25. The device of claim 19, wherein reconfiguring the connection with respect to the at least one selected transport includes reselecting the at least one transport from the plurality of transports supported in the device based on current values of the one or more parameters.

26. The device of claim 19, wherein reconfiguring the connection with respect to the at least one selected transport includes selecting another transport from the plurality of transports supported in the device to be used simultaneously with the at least one selected transport.

27. The device of claim 19, wherein modifying the communication connection includes putting at least one wireless transport medium into a power conservation mode.

28. A device, comprising: means for receiving a communication request within a device; means for selecting, based on one or more parameters, at least one transport for fulfilling the communication request from a plurality of transports that are supported in the device; means for establishing a communication connection using the at least one selected transport; means for evaluating the connection based on the one or more parameters; and means for, if the evaluation indicates that the connection should be modified, reconfiguring the connection with respect to the at least one selected transport.

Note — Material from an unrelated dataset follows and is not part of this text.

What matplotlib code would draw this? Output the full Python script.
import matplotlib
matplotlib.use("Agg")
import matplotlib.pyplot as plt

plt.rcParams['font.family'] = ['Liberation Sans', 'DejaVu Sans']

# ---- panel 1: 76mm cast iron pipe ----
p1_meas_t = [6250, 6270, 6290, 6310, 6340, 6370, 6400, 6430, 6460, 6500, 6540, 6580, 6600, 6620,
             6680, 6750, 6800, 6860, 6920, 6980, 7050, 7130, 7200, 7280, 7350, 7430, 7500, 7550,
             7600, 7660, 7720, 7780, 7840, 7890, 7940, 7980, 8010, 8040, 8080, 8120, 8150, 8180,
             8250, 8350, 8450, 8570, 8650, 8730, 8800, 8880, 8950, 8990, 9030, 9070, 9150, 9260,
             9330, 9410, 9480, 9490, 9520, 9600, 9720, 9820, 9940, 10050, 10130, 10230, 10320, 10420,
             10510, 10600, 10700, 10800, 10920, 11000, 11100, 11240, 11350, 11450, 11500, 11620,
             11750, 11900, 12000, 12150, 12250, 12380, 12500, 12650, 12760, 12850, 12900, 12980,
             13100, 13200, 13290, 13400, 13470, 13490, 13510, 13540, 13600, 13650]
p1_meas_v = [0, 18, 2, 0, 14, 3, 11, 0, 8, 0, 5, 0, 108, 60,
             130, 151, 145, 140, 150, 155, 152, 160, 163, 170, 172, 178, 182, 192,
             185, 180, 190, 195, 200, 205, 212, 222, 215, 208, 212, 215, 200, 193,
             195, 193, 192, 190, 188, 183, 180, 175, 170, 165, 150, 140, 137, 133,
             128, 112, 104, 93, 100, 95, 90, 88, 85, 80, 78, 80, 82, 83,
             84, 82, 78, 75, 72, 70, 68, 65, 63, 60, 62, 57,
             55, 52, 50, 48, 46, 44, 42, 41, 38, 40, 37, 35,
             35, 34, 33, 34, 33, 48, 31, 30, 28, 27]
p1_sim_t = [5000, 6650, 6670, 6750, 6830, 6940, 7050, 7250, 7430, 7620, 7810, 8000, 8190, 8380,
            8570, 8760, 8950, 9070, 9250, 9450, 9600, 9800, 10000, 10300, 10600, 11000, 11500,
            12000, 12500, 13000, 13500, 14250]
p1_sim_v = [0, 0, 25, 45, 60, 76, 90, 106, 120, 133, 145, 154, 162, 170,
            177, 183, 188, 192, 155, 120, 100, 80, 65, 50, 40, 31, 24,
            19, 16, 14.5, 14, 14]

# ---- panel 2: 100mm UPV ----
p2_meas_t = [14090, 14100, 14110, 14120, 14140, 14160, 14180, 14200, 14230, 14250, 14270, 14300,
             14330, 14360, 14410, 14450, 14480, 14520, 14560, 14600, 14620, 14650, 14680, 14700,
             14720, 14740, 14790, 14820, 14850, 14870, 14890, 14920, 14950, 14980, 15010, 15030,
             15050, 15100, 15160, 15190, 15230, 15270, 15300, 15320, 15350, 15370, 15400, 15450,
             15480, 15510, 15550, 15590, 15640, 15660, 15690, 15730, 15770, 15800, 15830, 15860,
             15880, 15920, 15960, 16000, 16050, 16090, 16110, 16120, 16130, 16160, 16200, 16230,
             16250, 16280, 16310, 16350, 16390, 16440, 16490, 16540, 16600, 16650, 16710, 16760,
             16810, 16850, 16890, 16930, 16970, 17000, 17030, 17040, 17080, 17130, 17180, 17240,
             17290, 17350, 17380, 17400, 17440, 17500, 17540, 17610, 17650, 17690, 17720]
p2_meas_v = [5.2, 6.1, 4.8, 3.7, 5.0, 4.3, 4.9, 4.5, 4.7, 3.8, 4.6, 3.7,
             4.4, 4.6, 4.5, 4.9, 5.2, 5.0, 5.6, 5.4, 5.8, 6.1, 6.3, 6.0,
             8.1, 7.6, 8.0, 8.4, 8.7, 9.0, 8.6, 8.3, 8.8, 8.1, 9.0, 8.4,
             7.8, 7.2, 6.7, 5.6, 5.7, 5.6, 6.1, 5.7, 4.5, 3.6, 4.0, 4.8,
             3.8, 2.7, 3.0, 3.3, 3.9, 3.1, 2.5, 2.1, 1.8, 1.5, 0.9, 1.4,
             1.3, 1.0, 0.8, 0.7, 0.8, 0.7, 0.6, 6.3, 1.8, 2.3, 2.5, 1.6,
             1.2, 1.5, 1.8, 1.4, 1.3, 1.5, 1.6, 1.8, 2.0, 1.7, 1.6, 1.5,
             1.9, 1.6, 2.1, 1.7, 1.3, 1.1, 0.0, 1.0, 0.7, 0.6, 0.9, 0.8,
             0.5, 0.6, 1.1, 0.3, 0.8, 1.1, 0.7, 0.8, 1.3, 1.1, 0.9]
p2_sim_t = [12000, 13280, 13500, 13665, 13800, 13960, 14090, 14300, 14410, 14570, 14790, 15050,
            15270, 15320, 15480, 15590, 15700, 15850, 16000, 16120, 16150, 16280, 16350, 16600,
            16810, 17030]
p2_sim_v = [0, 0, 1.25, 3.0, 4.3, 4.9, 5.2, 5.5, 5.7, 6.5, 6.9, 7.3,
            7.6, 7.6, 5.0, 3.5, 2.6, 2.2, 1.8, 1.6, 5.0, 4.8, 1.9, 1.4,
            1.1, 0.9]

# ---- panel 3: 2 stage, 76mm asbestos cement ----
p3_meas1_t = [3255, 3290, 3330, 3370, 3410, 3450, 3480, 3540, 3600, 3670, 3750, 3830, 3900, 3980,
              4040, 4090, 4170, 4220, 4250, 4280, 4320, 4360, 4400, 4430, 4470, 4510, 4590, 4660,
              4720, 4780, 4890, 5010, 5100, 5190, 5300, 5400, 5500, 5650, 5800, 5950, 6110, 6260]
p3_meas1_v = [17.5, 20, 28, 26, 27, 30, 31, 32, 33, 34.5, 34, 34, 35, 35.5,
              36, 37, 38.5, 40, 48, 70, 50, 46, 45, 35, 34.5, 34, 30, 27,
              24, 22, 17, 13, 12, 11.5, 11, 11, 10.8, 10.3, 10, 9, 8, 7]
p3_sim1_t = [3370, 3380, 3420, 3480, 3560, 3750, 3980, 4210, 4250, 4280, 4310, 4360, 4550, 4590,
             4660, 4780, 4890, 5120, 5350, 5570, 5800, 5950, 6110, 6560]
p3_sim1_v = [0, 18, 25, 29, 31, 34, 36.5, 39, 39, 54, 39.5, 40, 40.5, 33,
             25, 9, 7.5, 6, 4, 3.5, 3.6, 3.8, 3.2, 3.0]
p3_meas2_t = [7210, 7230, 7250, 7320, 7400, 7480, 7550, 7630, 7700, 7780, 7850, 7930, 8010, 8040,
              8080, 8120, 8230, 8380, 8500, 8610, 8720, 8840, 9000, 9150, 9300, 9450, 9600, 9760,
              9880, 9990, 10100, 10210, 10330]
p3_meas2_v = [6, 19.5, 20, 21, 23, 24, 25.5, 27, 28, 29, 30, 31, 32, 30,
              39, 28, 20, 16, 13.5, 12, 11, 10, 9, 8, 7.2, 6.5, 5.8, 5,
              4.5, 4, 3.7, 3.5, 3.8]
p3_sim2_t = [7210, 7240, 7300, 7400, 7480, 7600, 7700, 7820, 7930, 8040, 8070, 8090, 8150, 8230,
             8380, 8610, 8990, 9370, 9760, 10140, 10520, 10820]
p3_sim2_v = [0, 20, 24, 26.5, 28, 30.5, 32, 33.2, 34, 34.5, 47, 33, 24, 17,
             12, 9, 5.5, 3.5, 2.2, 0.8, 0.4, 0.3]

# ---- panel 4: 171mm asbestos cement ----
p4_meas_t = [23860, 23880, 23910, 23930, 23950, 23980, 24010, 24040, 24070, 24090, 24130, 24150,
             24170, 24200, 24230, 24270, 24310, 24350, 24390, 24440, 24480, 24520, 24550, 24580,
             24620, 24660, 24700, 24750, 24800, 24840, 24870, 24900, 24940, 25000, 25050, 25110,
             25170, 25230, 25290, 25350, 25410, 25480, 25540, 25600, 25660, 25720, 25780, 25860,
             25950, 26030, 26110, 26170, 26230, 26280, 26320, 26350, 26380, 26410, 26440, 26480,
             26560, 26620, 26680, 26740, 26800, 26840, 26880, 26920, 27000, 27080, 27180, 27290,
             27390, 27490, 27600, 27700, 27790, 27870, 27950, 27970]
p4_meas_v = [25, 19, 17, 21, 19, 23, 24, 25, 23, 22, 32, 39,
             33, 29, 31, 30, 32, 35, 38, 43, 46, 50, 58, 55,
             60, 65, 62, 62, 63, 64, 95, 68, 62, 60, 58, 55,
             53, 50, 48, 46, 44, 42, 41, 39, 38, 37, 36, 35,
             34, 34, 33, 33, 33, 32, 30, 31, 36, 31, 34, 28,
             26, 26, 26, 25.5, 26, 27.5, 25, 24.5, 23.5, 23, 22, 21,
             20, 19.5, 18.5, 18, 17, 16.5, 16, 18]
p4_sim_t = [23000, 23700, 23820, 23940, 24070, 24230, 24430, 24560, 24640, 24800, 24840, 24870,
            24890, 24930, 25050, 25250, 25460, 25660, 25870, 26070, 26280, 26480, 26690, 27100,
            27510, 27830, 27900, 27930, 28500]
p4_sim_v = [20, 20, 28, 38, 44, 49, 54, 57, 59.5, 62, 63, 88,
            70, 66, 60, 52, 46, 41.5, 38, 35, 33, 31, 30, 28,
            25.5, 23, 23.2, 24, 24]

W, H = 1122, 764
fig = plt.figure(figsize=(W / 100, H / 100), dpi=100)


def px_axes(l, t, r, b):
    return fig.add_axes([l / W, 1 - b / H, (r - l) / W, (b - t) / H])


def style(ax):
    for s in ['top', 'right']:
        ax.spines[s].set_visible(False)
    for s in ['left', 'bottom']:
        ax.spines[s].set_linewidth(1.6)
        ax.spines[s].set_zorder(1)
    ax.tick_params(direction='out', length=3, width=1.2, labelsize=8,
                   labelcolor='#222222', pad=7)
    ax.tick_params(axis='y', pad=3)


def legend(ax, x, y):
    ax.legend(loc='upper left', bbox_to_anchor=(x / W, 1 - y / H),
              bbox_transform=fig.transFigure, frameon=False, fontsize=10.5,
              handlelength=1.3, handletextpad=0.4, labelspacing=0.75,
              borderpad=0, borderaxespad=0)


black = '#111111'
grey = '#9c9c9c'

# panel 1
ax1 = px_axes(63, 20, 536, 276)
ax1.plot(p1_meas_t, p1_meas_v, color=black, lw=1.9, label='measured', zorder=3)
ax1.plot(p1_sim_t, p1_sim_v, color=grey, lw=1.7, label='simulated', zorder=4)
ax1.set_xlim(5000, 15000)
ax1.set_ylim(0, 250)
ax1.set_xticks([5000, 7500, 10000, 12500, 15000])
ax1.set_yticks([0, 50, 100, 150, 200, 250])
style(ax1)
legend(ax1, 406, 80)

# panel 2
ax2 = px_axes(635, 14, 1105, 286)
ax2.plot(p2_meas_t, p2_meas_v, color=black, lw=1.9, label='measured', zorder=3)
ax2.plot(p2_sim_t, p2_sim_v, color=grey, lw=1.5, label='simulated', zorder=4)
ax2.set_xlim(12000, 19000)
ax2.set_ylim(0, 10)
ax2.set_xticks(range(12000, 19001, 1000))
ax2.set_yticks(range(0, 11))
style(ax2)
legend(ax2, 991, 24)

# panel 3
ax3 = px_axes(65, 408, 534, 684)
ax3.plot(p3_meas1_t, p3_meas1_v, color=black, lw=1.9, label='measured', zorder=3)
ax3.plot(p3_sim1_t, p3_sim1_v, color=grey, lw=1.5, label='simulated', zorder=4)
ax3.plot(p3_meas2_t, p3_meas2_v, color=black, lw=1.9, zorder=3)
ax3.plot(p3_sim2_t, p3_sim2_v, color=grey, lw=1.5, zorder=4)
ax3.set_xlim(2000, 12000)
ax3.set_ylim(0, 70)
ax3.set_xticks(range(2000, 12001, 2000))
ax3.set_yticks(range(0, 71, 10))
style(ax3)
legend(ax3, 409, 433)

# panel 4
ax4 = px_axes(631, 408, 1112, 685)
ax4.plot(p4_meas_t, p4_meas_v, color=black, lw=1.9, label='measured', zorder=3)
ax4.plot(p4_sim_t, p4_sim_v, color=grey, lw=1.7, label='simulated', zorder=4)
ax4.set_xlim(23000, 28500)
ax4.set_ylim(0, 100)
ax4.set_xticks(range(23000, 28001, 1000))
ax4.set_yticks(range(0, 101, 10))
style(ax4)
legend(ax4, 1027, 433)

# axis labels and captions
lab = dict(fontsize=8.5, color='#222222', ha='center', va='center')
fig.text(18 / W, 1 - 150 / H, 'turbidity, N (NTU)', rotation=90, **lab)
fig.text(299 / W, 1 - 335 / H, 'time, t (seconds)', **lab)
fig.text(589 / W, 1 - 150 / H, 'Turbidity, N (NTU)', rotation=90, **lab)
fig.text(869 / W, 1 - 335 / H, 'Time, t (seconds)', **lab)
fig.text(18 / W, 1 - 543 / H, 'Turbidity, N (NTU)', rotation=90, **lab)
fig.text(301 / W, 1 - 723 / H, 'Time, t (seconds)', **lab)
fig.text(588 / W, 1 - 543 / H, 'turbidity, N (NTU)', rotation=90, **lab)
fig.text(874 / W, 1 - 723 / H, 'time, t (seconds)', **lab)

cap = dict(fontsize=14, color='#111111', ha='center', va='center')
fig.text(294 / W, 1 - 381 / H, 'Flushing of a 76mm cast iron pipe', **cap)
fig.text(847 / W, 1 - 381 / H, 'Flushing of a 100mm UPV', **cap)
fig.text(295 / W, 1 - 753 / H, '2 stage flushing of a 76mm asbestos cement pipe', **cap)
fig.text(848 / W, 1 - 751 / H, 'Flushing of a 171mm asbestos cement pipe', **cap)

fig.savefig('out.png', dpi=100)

29. A system, comprising: a first device supporting one or more transports; and at least one other device supporting one or more transports; the first device receiving a communication request from within the first device; the first device further selecting, based on one or more parameters, at least one transport for fulfilling the communication request from a plurality of transports that are supported in the device; the first device further establishing a communication connection using the at least one selected transport with the at least one other device; evaluating the connection based on the one or more parameters from at least one of the first device and the at least one other device; and if the evaluation indicates that the connection should be modified, reconfiguring the connection between the first device and the at least one other device with respect to the at least one selected transport.

30. A middleware layer in an operational structure, comprising: a higher level configured receive a communication request from at least one of an application or service residing in a layer above the middleware layer, and to select, based on one or more parameters, at least one transport for fulfilling the communication request from a plurality of available transports; and a lower level configured to establish a communication connection using the at least one selected transport; the higher level further being configured to evaluate the connection based on the one or more parameters, and if the evaluation indicates that the connection should be modified, reconfiguring the connection with respect to the at least one selected transport.